Resilience in a heritage context is nuanced. It’s not just about triple glazing or airtight seals. It’s about safeguarding the character of your property while future-proofing its performance. That means designing with reversibility in mind. Every breathable render, every internal system upgrade, every hidden layer of insulation should be traceable and, if needed, removable. Not because it will be, but because that flexibility is what keeps heritage homes from becoming conservation prisons.
This is the philosophy behind conservation-compatible resilience: an approach where every change strengthens the home’s ability to survive, not just storms or winters, but new planning policies, shifting occupant needs, and even changes in taste or ownership. A home retrofitted this way isn’t just efficient. It’s transferable. It welcomes new stewards, new generations, without burdening them with short-term upgrades or irreversible changes.
And the payoff? It’s not just emotional—it’s strategic. Properties with preemptive retrofit work are increasingly favoured by lenders, insurers, and investors. Green mortgages, lower premiums, EPC-linked equity release—these are no longer niche perks. They’re quickly becoming standard criteria for evaluating the long-term viability of period properties.
But there’s one final gain. A quieter one. Less measurable. When you retrofit your heritage home with care and intelligence, you’re not just investing in comfort or compliance. You’re participating in something larger: the cultural survival of historic housing stock in the age of climate urgency.

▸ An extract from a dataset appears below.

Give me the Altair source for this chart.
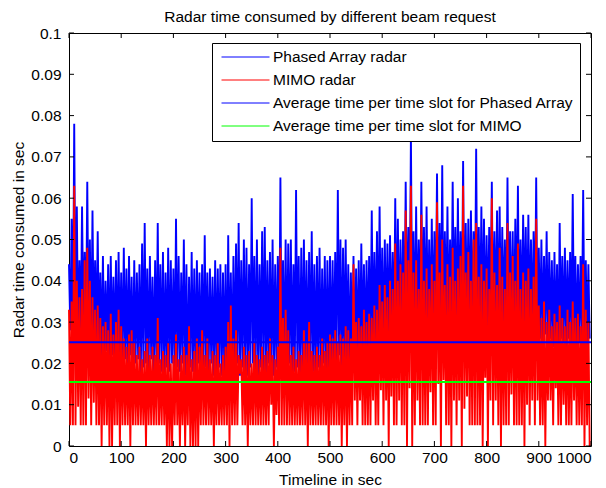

You’re proving that we don’t have to tear down to build forward. That progress and preservation aren’t enemies. That the past, when treated with respect and technology, can still host the future.
So what comes next?
Perhaps it’s the rest of your street, inspired by your success. Perhaps it’s your own next project—another property, another layer of history ready for renewal. Or maybe, it’s simply the luxury of sitting in your newly warmed living room, hearing nothing but your own breath, knowing that this house, this story, this fabric of memory, has not only survived. It thrives.